In this probate matter, a bank filed claims against a creditor’s estate. Under section 733.702(1), Florida Statutes, the bank’s deadline to file the claims was May 15, 2013. The bank submitted its statements of claim in paper form, and the clerk received them May 14, 2013. The clerk later notified the bank that the claims needed to be submitted electronically. Eventually, the bank resubmitted the claims in electronic form after the deadline had passed. The trial court later denied the bank’s motion to find the claims timely filed. The trial court also noted that one of the exceptions to the electronic-filing requirement would allow accepting the documents as timely filed where “justice so requires;” but the bank’s excuses in this case did not amount to justice requiring the court to allow the late filing. The bank appealed from the order.
On appeal, the bank argued that the claims should be deemed filed on the day the clerk received the paper filings.

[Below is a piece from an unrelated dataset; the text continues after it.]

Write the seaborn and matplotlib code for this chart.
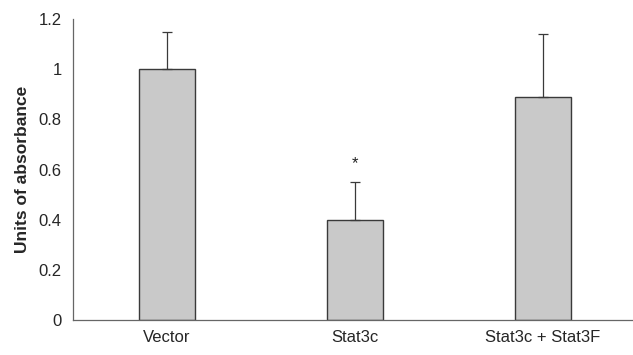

Although Florida Rules of Judicial Administration 2.520 and 2.525 make electronic filing mandatory, the bank argued that the claims were timely filed under Rule 2.520(f), which states that “[n]o clerk of court shall refuse to file any document because of noncompliance with this rule.”

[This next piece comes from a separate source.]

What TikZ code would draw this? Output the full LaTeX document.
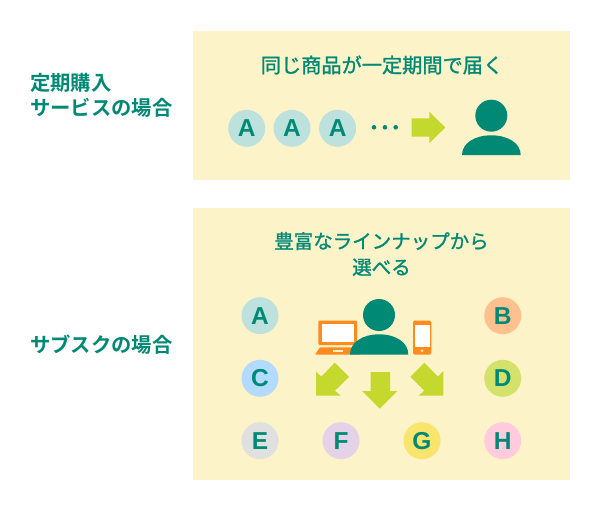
\documentclass[tikz,border=0pt]{standalone}
\usepackage{fontspec}
\setmainfont{Liberation Sans}
\newfontfamily\cjk[FakeBold=1.2]{Noto Sans CJK JP}
\newfontfamily\cjkb{Noto Sans CJK JP}[BoldFont={Noto Sans CJK JP Bold}]
\definecolor{bgy}{HTML}{FDF3C8}
\definecolor{teal1}{HTML}{008975}
\definecolor{lime1}{HTML}{C5D82D}
\definecolor{orange1}{HTML}{FF8B1F}
\definecolor{cira}{RGB}{189,226,222}
\definecolor{cirb}{RGB}{253,192,142}
\definecolor{circc}{RGB}{179,218,255}
\definecolor{cird}{RGB}{212,226,108}
\definecolor{cire}{RGB}{224,224,224}
\definecolor{cirf}{RGB}{227,210,232}
\definecolor{cirg}{RGB}{249,228,109}
\definecolor{cirh}{RGB}{255,203,221}
\tikzset{
  panel/.style={fill=bgy,draw=none},
  letter/.style={circle,draw=none,minimum size=37pt,inner sep=0pt,text=teal1,font=\fontsize{24.5}{24.5}\selectfont\bfseries},
  title/.style={text=teal1,font=\fontsize{20.2}{26}\selectfont\cjk,align=center,inner sep=0pt},
  titlesm/.style={text=teal1,font=\fontsize{19.5}{26}\selectfont\cjk,align=center,inner sep=0pt},
  side/.style={text=teal1,font=\fontsize{20.3}{25}\selectfont\cjkb\bfseries,align=left,inner sep=0pt,anchor=west},
  tealfill/.style={fill=teal1,draw=none},
  limefill/.style={fill=lime1,draw=none},
  orangefill/.style={fill=orange1,draw=none},
  whitefill/.style={fill=white,draw=none}
}
\begin{document}
\begin{tikzpicture}[x=1pt,y=-1pt]
\useasboundingbox (0,0) rectangle (600,511);
\fill[white] (0,0) rectangle (600,511);
\path[panel] (193,31) rectangle (570,180);
\path[panel] (193,208) rectangle (570,480);
% labels
\node[side] (lab1) at (30,95) {定期購入\\サービスの場合};
\node[side] (lab2) at (30,344.5) {サブスクの場合};
\node[title] (t1) at (382,65) {同じ商品が一定期間で届く};
\node[titlesm] (t2) at (381.5,254) {豊富なラインナップから\\選べる};
% top row
\node[letter,fill=cira] (a1) at (246.7,128.3) {A};
\node[letter,fill=cira] (a2) at (292,128.3) {A};
\node[letter,fill=cira] (a3) at (337.6,128.3) {A};
\fill[teal1] (374,127.3) circle (2.3) (385,127.3) circle (2.3) (395.7,127.3) circle (2.3);
\path[limefill] (411.7,118.3) -- (429.3,118.3) -- (429.3,111.7) -- (445.3,127.5) -- (429.3,143.3) -- (429.3,136.7) -- (411.7,136.7) -- cycle;
% person 1
\path[tealfill] (491.3,115.7) circle (16);
\path[tealfill] (462,155) .. controls (462,143) and (475,135.3) .. (491.3,135.3) .. controls (507.6,135.3) and (520.7,143) .. (520.7,155) -- cycle;
% laptop
\path[orangefill,rounded corners=1pt] (318.3,320.7) rectangle (357,345);
\path[whitefill] (321.7,323.7) rectangle (354,341.7);
\path[orangefill,rounded corners=0.8pt] (320,347.3) -- (360,347.3) -- (360,354.6) -- (315,354.6) -- cycle;
\fill[bgy] (333.3,350.3) rectangle (342.7,352);
% phone
\path[orangefill,rounded corners=1.5pt] (413,320.7) rectangle (431.3,354.6);
\path[whitefill] (415,325) rectangle (429.7,347.3);
\fill[bgy] (422,350.8) circle (1.4);
% person 2
\path[tealfill] (379,315) circle (16);
\path[tealfill] (350,354.6) .. controls (350,342.5) and (362.5,334.3) .. (379.2,334.3) .. controls (396,334.3) and (408.3,342.5) .. (408.3,354.6) -- cycle;
% arrows
\path[limefill] (370.7,372) -- (390,372) -- (390,391) -- (397.3,391) -- (379.7,408.7) -- (362,391) -- (370.7,391) -- cycle;
\path[limefill] (316,395.7) -- (316,371.7) -- (321.3,376.7) -- (334.7,362.7) -- (349,377) -- (335,390.7) -- (340.7,395.7) -- cycle;
\path[limefill] (443.3,395.7) -- (443.3,371) -- (438,376.7) -- (424.3,362.7) -- (410.3,376.7) -- (424.3,390.7) -- (418.7,395.7) -- cycle;
% letters
\node[letter,fill=cira] (ca) at (260,315.7) {A};
\node[letter,fill=cirb] (cb) at (502.7,315.7) {B};
\node[letter,fill=circc] (cc) at (260,378.3) {C};
\node[letter,fill=cird] (cd) at (502.7,378.3) {D};
\node[letter,fill=cire] (ce) at (260,440.7) {E};
\node[letter,fill=cirf] (cf) at (341,440.7) {F};
\node[letter,fill=cirg] (cg) at (422,440.7) {G};
\node[letter,fill=cirh] (ch) at (502.7,440.7) {H};
\end{tikzpicture}
\end{document}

We argued on behalf of the estate that the claims were untimely because subsection 2.520(f) applies only to paper documents within one of the specifically listed exceptions under Rule 2.525(d), which were inapplicable to this case. Th us, submitting a document to the clerk in paper form did not constitute “filing” after Florida’s adoption of the mandatory electronic filing requirement. We argued that the bank’s interpretation would allow a party to circumvent the mandatory electronic filing requirement.
The Fourth DCA affirmed the trial court’s ruling that the bank’s claims were untimely. The Fourth DCA examined the applicable Florida Rules of Judicial Administration governing electronic filing of documents and concluded that subsection 2.520(f) is not ambiguous. Even if it were ambiguous, reading it in pari materia with the rest of the rules would indicate that subsection 2.520(f) does not apply to an unauthorized paper filing. “Accordingly, a plain reading of Rule 2.520(f) limits its application to paper documents that fall within an exception to electronic filing” under Rule 2.525(d). Id. at 1193.

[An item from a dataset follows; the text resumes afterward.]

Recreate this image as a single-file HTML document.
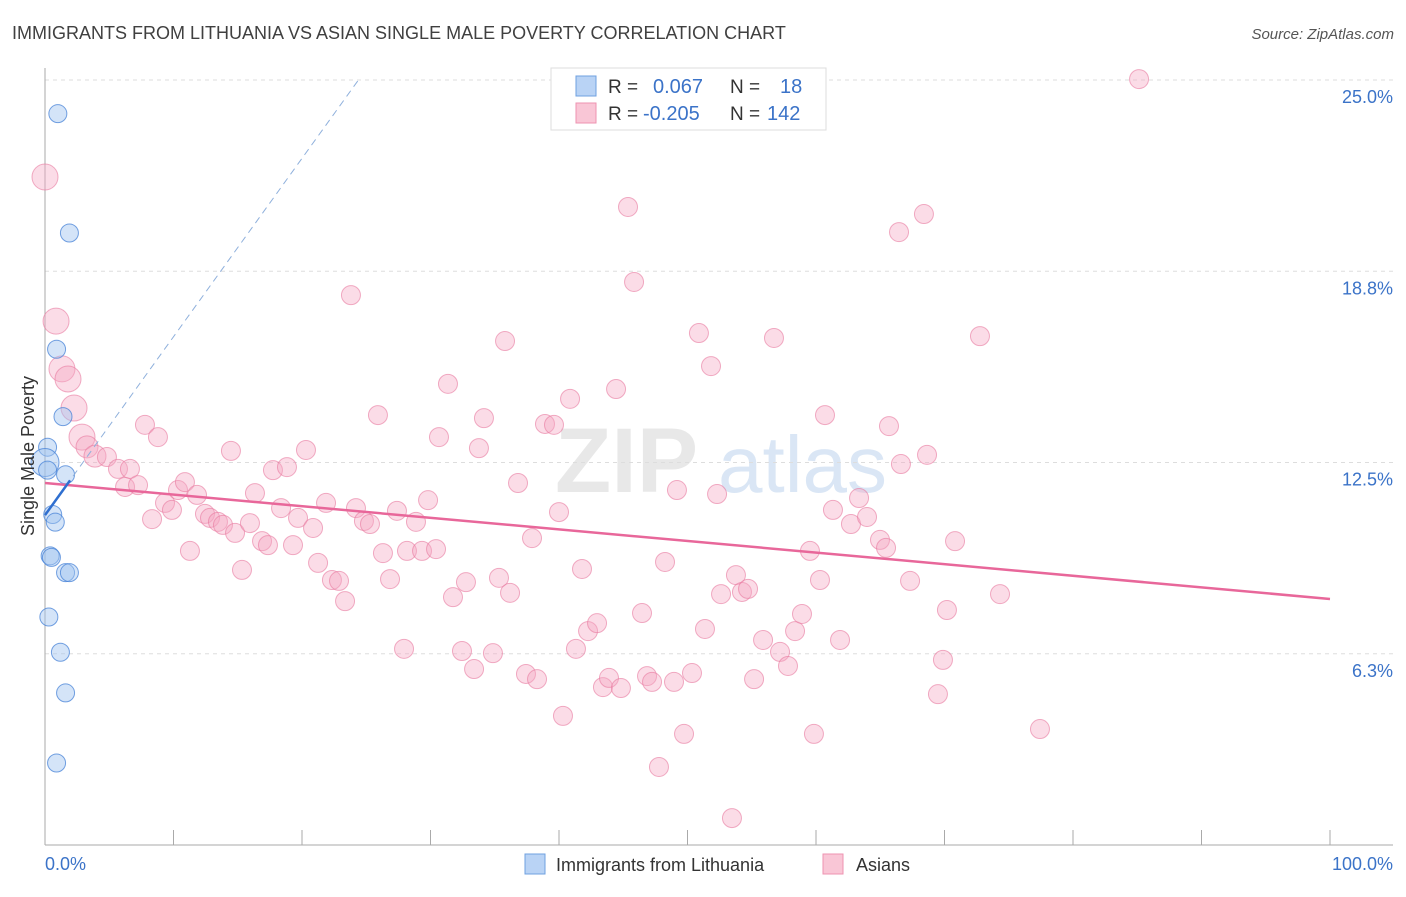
<!DOCTYPE html>
<html><head><meta charset="utf-8"><style>
body{margin:0;background:#fff;font-family:"Liberation Sans",sans-serif;}
svg text{font-family:"Liberation Sans",sans-serif;}
</style></head><body>
<svg id="chart" width="1406" height="892" viewBox="0 0 1406 892" xmlns="http://www.w3.org/2000/svg">
<text x="12" y="39" font-size="18" fill="#404040">IMMIGRANTS FROM LITHUANIA VS ASIAN SINGLE MALE POVERTY CORRELATION CHART</text>
<text x="1394" y="39" font-size="15" fill="#555" text-anchor="end" font-style="italic">Source: ZipAtlas.com</text>
<g opacity="0.55">
<text x="555" y="492" font-size="92" fill="#d6d6d6" font-family="Liberation Serif" font-weight="bold">ZIP</text>
<text x="718" y="492" font-size="80" fill="#bcd3ee">atlas</text>
</g>
<g id="grid"></g>
<g id="axes"></g>
<g id="pink"></g>
<g id="blue"></g>
<g id="trends"></g>
<text transform="translate(34,456) rotate(-90)" font-size="18" fill="#333" text-anchor="middle">Single Male Poverty</text>
<g>
<rect x="551" y="68" width="275" height="62" fill="#fff" stroke="#ddd"/>
<rect x="576" y="76" width="20" height="20" fill="#b9d3f5" stroke="#6fa0e0"/>
<rect x="576" y="103" width="20" height="20" fill="#f9c6d6" stroke="#ee93b0"/>
<text x="608" y="93" font-size="19" fill="#333">R =</text><text x="653" y="93" font-size="20" fill="#3b73c8">0.067</text>
<text x="730" y="93" font-size="19" fill="#333">N =</text><text x="780" y="93" font-size="20" fill="#3b73c8">18</text>
<text x="608" y="120" font-size="19" fill="#333">R =</text><text x="643" y="120" font-size="20" fill="#3b73c8">-0.205</text>
<text x="730" y="120" font-size="19" fill="#333">N =</text><text x="767" y="120" font-size="20" fill="#3b73c8">142</text>
</g>
<g>
<rect x="525" y="854" width="20" height="20" fill="#b9d3f5" stroke="#6fa0e0"/>
<text x="556" y="871" font-size="18" fill="#333">Immigrants from Lithuania</text>
<rect x="823" y="854" width="20" height="20" fill="#f9c6d6" stroke="#ee93b0"/>
<text x="856" y="871" font-size="18" fill="#333">Asians</text>
</g>
</svg>
<script>
const yTicks=[6.25,12.5,18.75,25];
const yTickLabels=["6.3%","12.5%","18.8%","25.0%"];
const xTickVals=[0,10,20,30,40,50,60,70,80,90,100];
const blueX=[1.0,1.9,0.9,1.4,0.2,0,0.2,1.6,0.6,0.8,0.4,0.5,1.6,1.9,0.3,1.2,1.6,0.9];
const blueY=[23.9,20.0,16.2,14.0,13.0,12.5,12.25,12.1,10.8,10.55,9.45,9.4,8.9,8.9,7.45,6.3,4.97,2.68];
const pinkPx=[[45,177],[56,321],[62,369],[68,379],[74,408],[82,437],[87,447],[95,456],[107,457],[118,469],[130,469],[125,487],[138,485],[145,425],[158,437],[152,519],[165,503],[172,510],[178,490],[185,482],[190,551],[197,495],[205,514],[210,518],[218,522],[223,525],[235,533],[231,451],[242,570],[250,523],[255,493],[262,541],[268,545],[273,470],[281,508],[287,467],[293,545],[298,518],[306,450],[313,528],[318,563],[326,503],[332,580],[339,581],[345,601],[351,295],[356,508],[364,521],[370,524],[378,415],[383,553],[390,579],[397,511],[404,649],[407,551],[416,522],[422,551],[428,500],[436,549],[439,437],[448,384],[453,597],[462,651],[466,582],[474,669],[479,448],[484,418],[493,653],[499,578],[505,341],[510,593],[518,483],[526,674],[532,538],[537,679],[545,424],[554,425],[559,512],[563,716],[570,399],[576,649],[582,569],[588,631],[597,623],[603,687],[609,678],[616,389],[621,688],[628,207],[634,282],[642,613],[647,676],[652,682],[659,767],[665,562],[674,682],[677,490],[684,734],[692,673],[699,333],[705,629],[711,366],[717,494],[721,594],[732,818],[736,575],[742,592],[748,589],[754,679],[763,640],[774,338],[780,652],[788,666],[795,631],[802,614],[810,551],[814,734],[820,580],[825,415],[833,510],[840,640],[851,524],[859,498],[867,517],[880,540],[886,548],[889,426],[899,232],[901,464],[910,581],[924,214],[927,455],[938,694],[943,660],[947,610],[955,541],[980,336],[1000,594],[1040,729],[1139,79]];
const pinkX=pinkPx.map(p=>+((p[0]-45)/12.85).toFixed(2));
const pinkY=pinkPx.map(p=>+((845-p[1])/30.6).toFixed(2));
const pinkTrend=[11.83,8.04];
const blueTrend=[10.78,0.583];
const NS="http://www.w3.org/2000/svg";
const X0=45,X1=1330,Y0=845,Y1=80;
const xs=v=>X0+(v/100)*(X1-X0);
const ys=v=>Y0-(v/25)*(Y0-Y1);
function mk(tag,at,parent){const e=document.createElementNS(NS,tag);for(const k in at)e.setAttribute(k,at[k]);parent.appendChild(e);return e;}
const grid=document.getElementById('grid'),axes=document.getElementById('axes');
yTicks.forEach((t,i)=>{
 const l=mk('line',{x1:X0,x2:1393,y1:ys(t),y2:ys(t),stroke:'#ddd','stroke-dasharray':'4 4'},grid);
 
 const tx=mk('text',{x:1393,y:ys(t)+23,'font-size':18,fill:'#3b73c8','text-anchor':'end'},axes);
 tx.textContent=yTickLabels[i];
 
});
mk('line',{x1:X0,x2:X0,y1:68,y2:Y0,stroke:'#aaa'},axes);
mk('line',{x1:X0,x2:1393,y1:Y0,y2:Y0,stroke:'#aaa'},axes);
xTickVals.forEach(v=>{const t=mk('line',{x1:xs(v),x2:xs(v),y1:Y0,y2:Y0-15,stroke:'#aaa'},axes);
 });
const xl0=mk('text',{x:45,y:870,'font-size':18,fill:'#3b73c8'},axes);xl0.textContent='0.0%';

const xl1=mk('text',{x:1393,y:870,'font-size':18,fill:'#3b73c8','text-anchor':'end'},axes);xl1.textContent='100.0%';

const pg=document.getElementById('pink');
pinkX.forEach((x,i)=>{const r=(x<3&&pinkY[i]>13)?13:(x<4?11:9.5);
 const c=mk('circle',{cx:xs(x),cy:ys(pinkY[i]),r:r,fill:'rgba(246,168,194,0.4)',stroke:'rgba(232,120,158,0.6)','stroke-width':1},pg);
 });
const bg=document.getElementById('blue');
blueX.forEach((x,i)=>{const r=(x===0)?14:9;
 const c=mk('circle',{cx:xs(x),cy:ys(blueY[i]),r:r,fill:'rgba(160,195,240,0.45)',stroke:'rgba(70,130,215,0.75)','stroke-width':1},bg);
 });
const tg=document.getElementById('trends');
const pt=mk('line',{x1:xs(0),y1:ys(pinkTrend[0]),x2:xs(100),y2:ys(pinkTrend[1]),stroke:'#e8679a','stroke-width':2.5},tg);

const bEnd=(25-blueTrend[0])/blueTrend[1];
const bd=mk('line',{x1:xs(0),y1:ys(blueTrend[0]),x2:xs(bEnd),y2:ys(25),stroke:'#8fb0dc','stroke-width':1,'stroke-dasharray':'7 5'},tg);

const bs=mk('line',{x1:xs(0),y1:ys(blueTrend[0]),x2:xs(1.95),y2:ys(blueTrend[0]+blueTrend[1]*1.95),stroke:'#2f6fd0','stroke-width':2.5},tg);

</script>
</body></html>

The Fourth DCA noted that Rule 2.525(d) provides a list of eight exceptions to the mandatory e-filing requirement. The bank’s interpretation would essentially add another exception that was not contemplated by the Florida Supreme Court, by allowing anyone to file in paper format as long as they later resubmitted the document electronically. “Such a broad exception is inconsistent with the mandatory nature of the e-filing requirement and the limited list of exceptions,” said the Fourth DCA. The appellate court later denied the bank’s motions for rehearing, rehearing en banc, and certification of a question of great public importance.
The result of the Fourth DCA’s decision is that only documents falling into one of the specified exceptions may be submitted to the clerk of court for filing in paper form. The appellate court noted that “one of the eight exceptions provides for paper filing if the court deems that ‘justice so requires.’ Fla. R. Jud. Admin. Rule 2.525(d) (8). The trial court here concluded that justice did not require it to allow for paper filing where the late filing was the result of negligence or lack of knowledge by a licensed Florida attorney. The Bank does not argue that the trial court abused its discretion on this issue, and we therefore do not consider it.” Id. at 1194.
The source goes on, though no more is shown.